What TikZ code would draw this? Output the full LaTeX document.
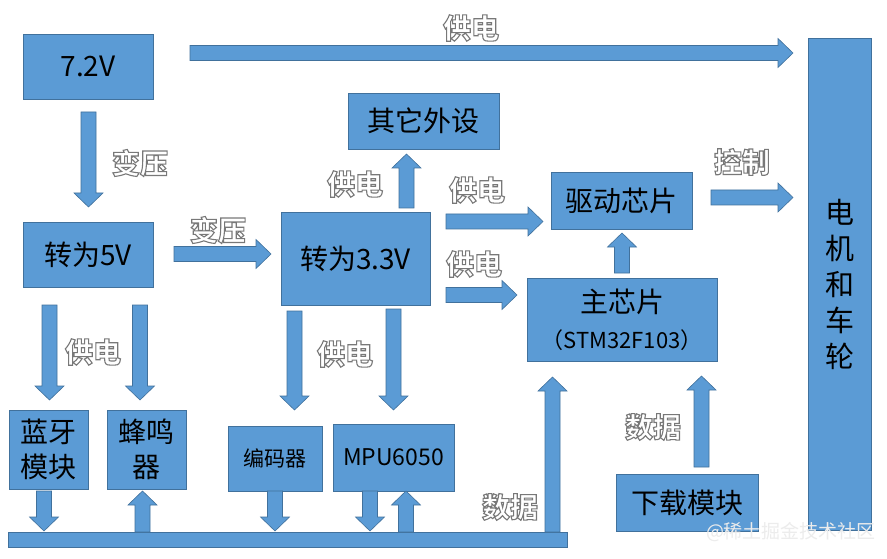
\documentclass[tikz,border=0pt]{standalone}
\usepackage{fontspec}
\setmainfont{Noto Sans CJK SC}
\definecolor{bfill}{HTML}{5B9BD5}
\definecolor{bline}{HTML}{41719C}
% outlined label text: white fill, grey stroke (PDF text render mode 2)
\newcommand\olab[1]{\leavevmode\special{pdf:literal direct 2 Tr 1.1 w 0.47 0.47 0.47 RG 1 1 1 rg}#1\special{pdf:literal direct 0 Tr 0 0 0 rg 0 0 0 RG}}
% block arrows: R (x1, xtip, yc), U/D (xc, y1, ytip)
\newcommand\arR[3]{\filldraw[barrow] (#1,#3-7.5) -- (#2-15,#3-7.5) -- (#2-15,#3-14.5) -- (#2,#3) -- (#2-15,#3+14.5) -- (#2-15,#3+7.5) -- (#1,#3+7.5) -- cycle;}
\newcommand\arD[3]{\filldraw[barrow] (#1-7.5,#2) -- (#1-7.5,#3-14) -- (#1-14.5,#3-14) -- (#1,#3) -- (#1+14.5,#3-14) -- (#1+7.5,#3-14) -- (#1+7.5,#2) -- cycle;}
\newcommand\arU[3]{\filldraw[barrow] (#1-7.5,#2) -- (#1-7.5,#3+14) -- (#1-14.5,#3+14) -- (#1,#3) -- (#1+14.5,#3+14) -- (#1+7.5,#3+14) -- (#1+7.5,#2) -- cycle;}
\begin{document}
\begin{tikzpicture}[x=1pt,y=-1pt,
  box/.style={draw=bline,fill=bfill,line width=0.8pt,inner sep=0pt,align=center,font=\fontsize{28}{34}\selectfont},
  barrow/.style={draw=bline,fill=bfill,line width=0.6pt},
  lab/.style={inner sep=0pt,font=\fontsize{28}{30}\selectfont\bfseries}]
\useasboundingbox[fill=white] (0,0) rectangle (887,559);
% boxes
\node[box,minimum width=130,minimum height=65] (v72) at (88,66.5) {7.2V};
\node[box,minimum width=130,minimum height=65] (v5) at (88,254.5) {转为5V};
\node[box,minimum width=149,minimum height=93] (v33) at (355.5,258.5) {转为3.3V};
\node[box,minimum width=151,minimum height=56] (other) at (423.5,121) {其它外设};
\node[box,minimum width=141,minimum height=57] (drv) at (621.5,200.5) {驱动芯片};
\node[box,minimum width=190,minimum height=83,font=\fontsize{28}{38}\selectfont] (mcu) at (622,319.5) {主芯片\\[-2pt]{\fontsize{22}{24}\selectfont （STM32F103）}};
\node[box,minimum width=63,minimum height=492,font=\fontsize{29}{36}\selectfont] (motor) at (839.5,284) {电\\机\\和\\车\\轮};
\node[box,minimum width=79,minimum height=79,font=\fontsize{28}{35}\selectfont] (bt) at (48.5,449.5) {蓝牙\\模块};
\node[box,minimum width=79,minimum height=79,font=\fontsize{28}{35}\selectfont] (buz) at (146.5,449.5) {蜂鸣\\器};
\node[box,minimum width=94,minimum height=65,font=\fontsize{21}{24}\selectfont] (enc) at (275,458.5) {编码器};
\node[box,minimum width=121,minimum height=67,font=\fontsize{23}{26}\selectfont] (mpu) at (393.5,457.5) {MPU6050};
\node[box,minimum width=142,minimum height=57] (dl) at (687,502.5) {下载模块};
% bus
\filldraw[barrow] (8,532) rectangle (567,547);
% arrows
\arR{190}{793}{53}
\arD{88.5}{112}{207}
\arR{174}{271}{254}
\arU{406.5}{208}{154}
\arR{446}{543}{221.5}
\arR{711}{793}{197.5}
\arU{622}{273}{233}
\arR{446}{517}{295}
\arU{552.5}{532}{377}
\arU{701.5}{467}{376}
\arD{49.5}{305}{400}
\arD{140}{305}{400}
\arD{294.5}{311}{410}
\arD{393.5}{309}{410}
\arD{44}{491}{531}
\arU{142.5}{532}{491}
\arD{275}{491}{531}
\arD{370}{491}{531}
\arU{406}{532}{491}
% labels
\node[lab] (l1) at (471,28) {\olab{供电}};
\node[lab] (l2) at (140,163) {\olab{变压}};
\node[lab] (l3) at (218,230) {\olab{变压}};
\node[lab] (l4) at (355,184) {\olab{供电}};
\node[lab] (l5) at (477,190) {\olab{供电}};
\node[lab] (l6) at (742,162) {\olab{控制}};
\node[lab] (l7) at (474,264) {\olab{供电}};
\node[lab] (l8) at (93,352) {\olab{供电}};
\node[lab] (l9) at (345,354) {\olab{供电}};
\node[lab] (l10) at (510,507) {\olab{数据}};
\node[lab] (l11) at (653,427) {\olab{数据}};
\node[inner sep=0pt,text=white!85!gray,font=\fontsize{19}{20}\selectfont] (wm) at (791,532) {@稀土掘金技术社区};
\end{tikzpicture}
\end{document}
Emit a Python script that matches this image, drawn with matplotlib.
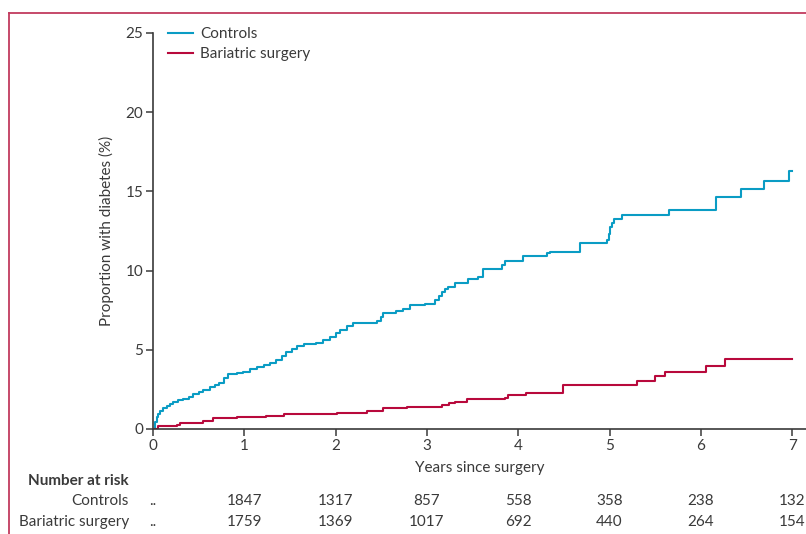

________________________

● **PROBLEM TO WORK ON**:
Restate the records word for word, omitting images.

● **SOLUTION**:
What TikZ code would draw this? Output the full LaTeX document.
\documentclass[tikz,border=0pt]{standalone}
\usepackage{fontspec}
\setmainfont{Noto Sans CJK SC}
\definecolor{bfill}{HTML}{5B9BD5}
\definecolor{bline}{HTML}{41719C}
% outlined label text: white fill, grey stroke (PDF text render mode 2)
\newcommand\olab[1]{\leavevmode\special{pdf:literal direct 2 Tr 1.1 w 0.47 0.47 0.47 RG 1 1 1 rg}#1\special{pdf:literal direct 0 Tr 0 0 0 rg 0 0 0 RG}}
% block arrows: R (x1, xtip, yc), U/D (xc, y1, ytip)
\newcommand\arR[3]{\filldraw[barrow] (#1,#3-7.5) -- (#2-15,#3-7.5) -- (#2-15,#3-14.5) -- (#2,#3) -- (#2-15,#3+14.5) -- (#2-15,#3+7.5) -- (#1,#3+7.5) -- cycle;}
\newcommand\arD[3]{\filldraw[barrow] (#1-7.5,#2) -- (#1-7.5,#3-14) -- (#1-14.5,#3-14) -- (#1,#3) -- (#1+14.5,#3-14) -- (#1+7.5,#3-14) -- (#1+7.5,#2) -- cycle;}
\newcommand\arU[3]{\filldraw[barrow] (#1-7.5,#2) -- (#1-7.5,#3+14) -- (#1-14.5,#3+14) -- (#1,#3) -- (#1+14.5,#3+14) -- (#1+7.5,#3+14) -- (#1+7.5,#2) -- cycle;}
\begin{document}
\begin{tikzpicture}[x=1pt,y=-1pt,
  box/.style={draw=bline,fill=bfill,line width=0.8pt,inner sep=0pt,align=center,font=\fontsize{28}{34}\selectfont},
  barrow/.style={draw=bline,fill=bfill,line width=0.6pt},
  lab/.style={inner sep=0pt,font=\fontsize{28}{30}\selectfont\bfseries}]
\useasboundingbox[fill=white] (0,0) rectangle (887,559);
% boxes
\node[box,minimum width=130,minimum height=65] (v72) at (88,66.5) {7.2V};
\node[box,minimum width=130,minimum height=65] (v5) at (88,254.5) {转为5V};
\node[box,minimum width=149,minimum height=93] (v33) at (355.5,258.5) {转为3.3V};
\node[box,minimum width=151,minimum height=56] (other) at (423.5,121) {其它外设};
\node[box,minimum width=141,minimum height=57] (drv) at (621.5,200.5) {驱动芯片};
\node[box,minimum width=190,minimum height=83,font=\fontsize{28}{38}\selectfont] (mcu) at (622,319.5) {主芯片\\[-2pt]{\fontsize{22}{24}\selectfont （STM32F103）}};
\node[box,minimum width=63,minimum height=492,font=\fontsize{29}{36}\selectfont] (motor) at (839.5,284) {电\\机\\和\\车\\轮};
\node[box,minimum width=79,minimum height=79,font=\fontsize{28}{35}\selectfont] (bt) at (48.5,449.5) {蓝牙\\模块};
\node[box,minimum width=79,minimum height=79,font=\fontsize{28}{35}\selectfont] (buz) at (146.5,449.5) {蜂鸣\\器};
\node[box,minimum width=94,minimum height=65,font=\fontsize{21}{24}\selectfont] (enc) at (275,458.5) {编码器};
\node[box,minimum width=121,minimum height=67,font=\fontsize{23}{26}\selectfont] (mpu) at (393.5,457.5) {MPU6050};
\node[box,minimum width=142,minimum height=57] (dl) at (687,502.5) {下载模块};
% bus
\filldraw[barrow] (8,532) rectangle (567,547);
% arrows
\arR{190}{793}{53}
\arD{88.5}{112}{207}
\arR{174}{271}{254}
\arU{406.5}{208}{154}
\arR{446}{543}{221.5}
\arR{711}{793}{197.5}
\arU{622}{273}{233}
\arR{446}{517}{295}
\arU{552.5}{532}{377}
\arU{701.5}{467}{376}
\arD{49.5}{305}{400}
\arD{140}{305}{400}
\arD{294.5}{311}{410}
\arD{393.5}{309}{410}
\arD{44}{491}{531}
\arU{142.5}{532}{491}
\arD{275}{491}{531}
\arD{370}{491}{531}
\arU{406}{532}{491}
% labels
\node[lab] (l1) at (471,28) {\olab{供电}};
\node[lab] (l2) at (140,163) {\olab{变压}};
\node[lab] (l3) at (218,230) {\olab{变压}};
\node[lab] (l4) at (355,184) {\olab{供电}};
\node[lab] (l5) at (477,190) {\olab{供电}};
\node[lab] (l6) at (742,162) {\olab{控制}};
\node[lab] (l7) at (474,264) {\olab{供电}};
\node[lab] (l8) at (93,352) {\olab{供电}};
\node[lab] (l9) at (345,354) {\olab{供电}};
\node[lab] (l10) at (510,507) {\olab{数据}};
\node[lab] (l11) at (653,427) {\olab{数据}};
\node[inner sep=0pt,text=white!85!gray,font=\fontsize{19}{20}\selectfont] (wm) at (791,532) {@稀土掘金技术社区};
\end{tikzpicture}
\end{document}
Emit a Python script that matches this image, drawn with matplotlib.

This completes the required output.